AIRLINE TRAVEL
SERVICES
Airlines are companies that
provide air transport services for freight, passengers or
chartered flights. Airlines own or lease
the aircraft that are
used to carry out one or more of the forementioned services. An
airline may also form an alliance or
partnership with
another airline or airlines to benefit mutually.
The demand and pricing for air travel
services depends on a number of factors,
including leisure passenger needs,
business passenger
needs, demand for business cargo shipments and all of these
are of course influenced by overall economic activity
of a given area or
region.
Overall, the demand for air
travel services has risen rather consistently.

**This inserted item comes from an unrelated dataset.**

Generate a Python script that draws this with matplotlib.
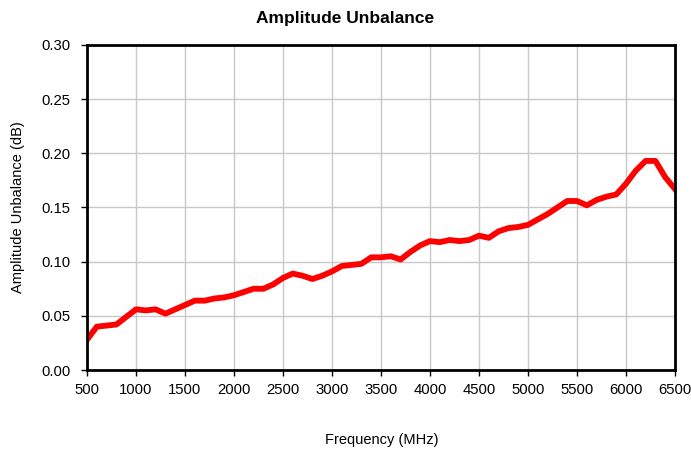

While annual
growth rates during the 80s and
90s ranged
between 5-6%, this was a drastic 15% in earlier days of
aviation during the 1950s and 1960s.
Growth rates are certainly not
consistent across the board and differ from area to area. In
areas where deregulation
provided greater
pricing independence and so competition, the results were
lower fares and sometimes very dramatic spikes in overall
growth.


After World War I the U.S. was
inundated with aviators. Many of these aviators opted to use
their war surplus planes to
perform various
barnstorming programs for passengers and
spectators.
In 1918 the United States Postal
Service began to use airplanes to experiment with air mail
service. They used aircraft gotten from
the United States Army.
After the Army flew many air mail missions, the Post Office
decided to start their own air mail network,
as the Army
proved to be unreliable.
Though the 1920s brought
passenger airlines, many of these companies still dealt
primarily with transporting mail. Then in the year
1925, Ford bought the Stout
Aircraft Company as well as started construction on an
all-metal aircraft that became the first
American passenger airliner.
Pan American World Airways was
the first American airline to go international, and was the
only U.S. airline to do so before the 1940s.
Even during the depression the
American airline industry was profitable for most airlines and
continued to be so until the start of World
War II, when the U.S. saw much
better airline profits than war-torn Europe. Around this time
the airline industry really took off
with advances in
technology as well as manufacturing of aircraft.